최신 NVIDIA 자료 기준으로도 이 방향성은 유지된다. 다만 NIXL은 단순히 “KV cache 전송 라이브러리”에만 머물지 않고, disaggregated KV cache movement, long-context storage, model weight transfer, elastic expert parallelism 같은 inference framework 내부 data movement 전반을 위한 abstraction으로 확장되고 있다. NVIDIA 2026년 글도 NIXL이 non-blocking API, dynamic metadata exchange, pluggable backend plugin을 제공하며 Dynamo, TensorRT-LLM, vLLM, LMCache 등 주요 inference framework와 통합되고 있다고 설명한다.

Performance engineer checklist

Communication을 computation과 overlap해야 한다

분산 training/inference에서 이상적인 성능은 communication 시간이 완전히 사라지는 것이 아니라, 계산 뒤에 드러나는 exposed communication time을 줄이는 것이다:

No overlap:
total time = compute time + communication time

With overlap:
total time ≈ max(compute time, communication time) + small tail

빠른 interconnect 안에 traffic을 최대한 가둬야 한다

가능하면 데이터 이동을 아래처럼 더 가까운 memory/fabric 안에서 끝내는 것이 좋다. 정확한 우선순위는 hardware generation, link count, topology, message size에 따라 달라질 수 있지만, performance engineering 관점의 기본 원칙은 “가까운 곳에서 끝내고, 느린 fabric으로 나가는 traffic을 줄인다”이다.

가장 가까움:
GPU local HBM

같은 node/rack의 빠른 GPU fabric:
NVLink / NVSwitch

host 또는 off-node 경로:
PCIe → InfiniBand / RoCE with GPUDirect RDMA

fallback 또는 피하고 싶은 경로:
TCP/IP → CPU memory staging → storage staging

NVL72 같은 rack-scale system에서는 가능한 한 NVLink/NVSwitch domain 안에서 collective를 끝내고, rack 밖으로 나가는 communication을 최소화하는 것이 중요하다.

PyTorch에서는 `DataParallel`보다 `DistributedDataParallel`을 써야 한다

성능을 생각한다면 PyTorch nn.DataParallel은 피하는 것이 좋다. DataParallel은 single process가 여러 GPU를 제어하기 때문에 Python GIL, GPU 0 중심 gather/scatter, communication overlap 부족 문제가 생긴다. 반면 DistributedDataParallel은 GPU당 process를 두고 NCCL all-reduce를 사용해 gradient communication을 overlap한다.
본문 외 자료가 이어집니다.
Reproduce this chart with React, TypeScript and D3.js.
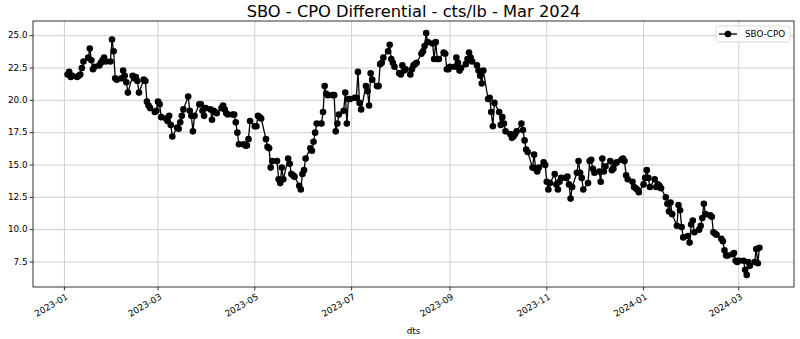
import React from "react";
import * as d3 from "d3";

const title = "SBO - CPO Differential - cts/lb - Mar 2024";
const seriesName = "SBO-CPO";
const xLabel = "dts";

// first and last trading day shown
const firstDay = "2023-01-03";
const lastDay = "2024-03-14";

// one array per month, one value per weekday
const months = [
  "2023-01", "2023-02", "2023-03", "2023-04", "2023-05", "2023-06", "2023-07", "2023-08",
  "2023-09", "2023-10", "2023-11", "2023-12", "2024-01", "2024-02", "2024-03",
];
const jan23 = [22.0, 22.2, 21.8, 21.9, 21.8, 21.9, 22.0, 22.5, 23.0, 23.3, 24.0, 23.1, 22.4, 22.6, 22.7, 22.9, 23.1, 23.3, 23.0, 23.0, 24.7];
const feb23 = [23.8, 21.7, 21.6, 21.7, 22.3, 21.9, 21.4, 20.6, 21.9, 21.7, 21.8, 21.5, 20.6, 21.6, 21.5, 19.9, 19.6, 19.4, 19.1, 19.2];
const mar23 = [19.9, 19.7, 18.7, 18.6, 18.4, 18.8, 18.1, 17.2, 17.9, 17.8, 18.3, 18.8, 19.3, 20.3, 19.2, 18.8, 17.6, 18.8, 19.7, 19.7, 19.2, 18.8, 19.4];
const apr23 = [19.3, 18.5, 19.2, 19.1, 19.0, 19.4, 19.6, 19.3, 19.0, 18.9, 18.9, 18.9, 18.3, 17.5, 16.6, 16.6, 16.5, 16.5, 17.0, 18.4];
const may23 = [18.0, 18.0, 18.8, 18.7, 18.6, 17.0, 16.4, 16.3, 14.8, 15.3, 15.3, 13.9, 13.6, 14.8, 13.9, 15.5, 15.1, 14.3, 14.2, 14.1, 13.4, 13.1, 14.3];
const jun23 = [14.6, 15.5, 16.3, 16.1, 16.8, 17.5, 18.2, 18.2, 19.1, 21.1, 20.5, 20.4, 20.4, 20.4, 17.6, 18.2, 18.9, 19.2, 20.6, 18.2, 20.1, 20.1];
const jul23 = [20.2, 20.2, 22.2, 19.8, 19.3, 21.1, 20.7, 19.6, 22.1, 21.6, 21.1, 21.1, 22.8, 22.9, 23.3, 23.8, 24.3, 23.2, 22.9, 22.6, 22.1];
const aug23 = [22.0, 22.7, 22.3, 22.4, 22.0, 22.4, 22.7, 22.8, 22.9, 23.6, 23.8, 24.2, 25.2, 24.5, 24.4, 23.2, 24.5, 23.2, 23.2, 23.7, 23.6, 22.4, 22.4];
const sep23 = [22.6, 22.6, 23.3, 22.9, 22.3, 22.5, 22.8, 23.2, 23.7, 23.3, 23.0, 22.7, 22.3, 21.9, 21.3, 22.3, 20.1, 20.2, 19.1, 18.0, 19.8];
const oct23 = [19.1, 18.1, 18.7, 18.2, 17.6, 17.4, 17.1, 17.2, 17.4, 17.6, 18.2, 17.7, 16.9, 16.2, 16.0, 14.8, 15.8, 14.7, 14.5, 14.8, 15.2, 15.0];
const nov23 = [13.7, 13.1, 13.6, 14.3, 13.5, 13.1, 13.7, 14.0, 14.0, 14.1, 13.5, 12.4, 13.3, 14.4, 15.3, 14.4, 14.0, 13.1, 13.6, 15.3, 15.4, 14.7];
const dec23 = [14.4, 14.5, 13.7, 15.5, 14.5, 14.9, 15.3, 14.6, 14.7, 15.1, 15.2, 15.4, 15.5, 15.3, 14.2, 13.9, 13.7, 13.3, 13.2, 13.1, 12.9];
const jan24 = [13.5, 14.0, 14.6, 14.0, 13.3, 13.9, 13.3, 13.5, 13.4, 13.2, 12.5, 12.0, 11.4, 12.1, 11.2, 10.3, 11.9, 11.5, 10.2, 9.4, 9.5, 9.0, 10.4];
const feb24 = [10.7, 9.8, 10.0, 10.3, 10.9, 12.0, 11.2, 11.1, 11.0, 9.8, 9.7, 9.6, 9.3, 9.1, 8.4, 8.0, 8.0, 8.1, 8.2, 7.6, 7.5];
const mar24 = [7.6, 7.6, 6.9, 6.5, 7.5, 7.2, 7.5, 8.5, 7.4, 8.6];
const monthValues = [jan23, feb23, mar23, apr23, may23, jun23, jul23, aug23, sep23, oct23, nov23, dec23, jan24, feb24, mar24];

const yTicks = [7.5, 10.0, 12.5, 15.0, 17.5, 20.0, 22.5, 25.0];
const xTicks = ["2023-01", "2023-03", "2023-05", "2023-07", "2023-09", "2023-11", "2024-01", "2024-03"];

const parseDay = d3.utcParse("%Y-%m-%d");
const parseMonth = d3.utcParse("%Y-%m");

type Pt = { date: Date; value: number };

function buildPoints(): Pt[] {
  const start = parseDay(firstDay)!;
  const end = parseDay(lastDay)!;
  return months.flatMap((m, i) => {
    const m0 = parseMonth(m)!;
    const days = d3.utcDay
      .range(m0, d3.utcMonth.offset(m0, 1))
      .filter((d) => d.getUTCDay() % 6 !== 0 && d >= start && d <= end);
    return days.map((d, j) => ({ date: d, value: monthValues[i][j] }));
  });
}

const App: React.FC = () => {
  const width = 800;
  const height = 339;
  const margin = { top: 21, right: 6, bottom: 52, left: 33 };
  const font = "DejaVu Sans, sans-serif";

  const data = buildPoints();

  // matplotlib style 5% padding on both axes
  const [t0, t1] = d3.extent(data, (d) => d.date.getTime()) as [number, number];
  const tPad = (t1 - t0) * 0.05;
  const x = d3
    .scaleUtc()
    .domain([new Date(t0 - tPad), new Date(t1 + tPad)])
    .range([margin.left, width - margin.right]);

  const [v0, v1] = d3.extent(data, (d) => d.value) as [number, number];
  const vPad = (v1 - v0) * 0.05;
  const y = d3
    .scaleLinear()
    .domain([v0 - vPad, v1 + vPad])
    .range([height - margin.bottom, margin.top]);

  const line = d3
    .line<Pt>()
    .x((d) => x(d.date))
    .y((d) => y(d.value));

  const left = margin.left;
  const right = width - margin.right;
  const top = margin.top;
  const bottom = height - margin.bottom;

  return (
    <svg
      width={width}
      height={height}
      style={{ position: "absolute", left: 0, top: 0, background: "#fff" }}
      fontFamily={font}
    >
      <rect x={0} y={0} width={width} height={height} fill="#fff" />

      {/* grid */}
      <g stroke="#cfcfcf" strokeWidth={1}>
        {yTicks.map((t) => (
          <line key={"gy" + t} x1={left} x2={right} y1={y(t)} y2={y(t)} />
        ))}
        {xTicks.map((t) => {
          const xx = x(parseMonth(t)!);
          return <line key={"gx" + t} x1={xx} x2={xx} y1={top} y2={bottom} />;
        })}
      </g>

      {/* Y axis */}
      <g fontSize={8.8} fill="#000">
        {yTicks.map((t) => (
          <g key={"yt" + t}>
            <line x1={left - 3.5} x2={left} y1={y(t)} y2={y(t)} stroke="#000" strokeWidth={0.8} />
            <text x={left - 5.5} y={y(t)} dy="0.32em" textAnchor="end">
              {t.toFixed(1)}
            </text>
          </g>
        ))}
      </g>

      {/* X axis */}
      <g fontSize={8.8} fill="#000">
        {xTicks.map((t) => {
          const xx = x(parseMonth(t)!);
          return (
            <g key={"xt" + t}>
              <line x1={xx} x2={xx} y1={bottom} y2={bottom + 3.5} stroke="#000" strokeWidth={0.8} />
              <text
                transform={`translate(${xx + 1},${bottom + 6}) rotate(-30)`}
                textAnchor="end"
                dominantBaseline="hanging"
              >
                {t}
              </text>
            </g>
          );
        })}
        <text x={(left + right) / 2} y={height - 5} textAnchor="middle">
          {xLabel}
        </text>
      </g>

      {/* series */}
      <path d={line(data) ?? ""} fill="none" stroke="#000" strokeWidth={1.3} />
      <g fill="#000">
        {data.map((d, i) => (
          <circle key={i} cx={x(d.date)} cy={y(d.value)} r={3.3} />
        ))}
      </g>

      {/* frame */}
      <rect x={left} y={top} width={right - left} height={bottom - top} fill="none" stroke="#000" strokeWidth={0.8} />

      {/* legend */}
      <g transform={`translate(${right - 78},${top + 5})`}>
        <rect x={0} y={0} width={74} height={16} rx={2} fill="#fff" fillOpacity={0.8} stroke="#d0d0d0" strokeWidth={0.8} />
        <line x1={3} x2={21} y1={8} y2={8} stroke="#000" strokeWidth={1.3} />
        <circle cx={12} cy={8} r={3.3} fill="#000" />
        <text x={29} y={8} dy="0.32em" fontSize={8.8} fill="#000">
          {seriesName}
        </text>
      </g>

      {/* title */}
      <text x={(left + right) / 2} y={top - 4} textAnchor="middle" fontSize={16.3} fill="#000">
        {title}
      </text>
    </svg>
  );
};

export default App;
NCCL communicator는 반복문 안에서 만들면 안 된다

NCCL communicator 생성은 비싸다. communicator는 rank들이 서로 통신할 수 있도록 group, route, buffer 등을 설정하는 객체다. 이것을 매 iteration마다 만들고 지우면 collective 자체보다 초기화 비용이 더 커질 수 있다. 따라서 init_process_group 같은 communicator setup은 한 번만 하고 반복해서 재사용해야 한다.

Inference KV cache 이동은 CPU staging을 피해야 한다

Disaggregated inference에서 KV cache를 CPU memory로 불필요하게 꺼냈다가 다시 GPU로 넣는 구조는 latency와 bandwidth 양쪽에서 손해가 크다. GPU↔GPU 또는 node↔node transfer에서는 NVLink/NVSwitch, RDMA, GPUDirect RDMA 기반 path를 우선 활용하고, GPU↔storage transfer에서는 GDS나 NIXL의 storage backend를 활용해 CPU bounce buffer와 host staging을 줄여야 한다.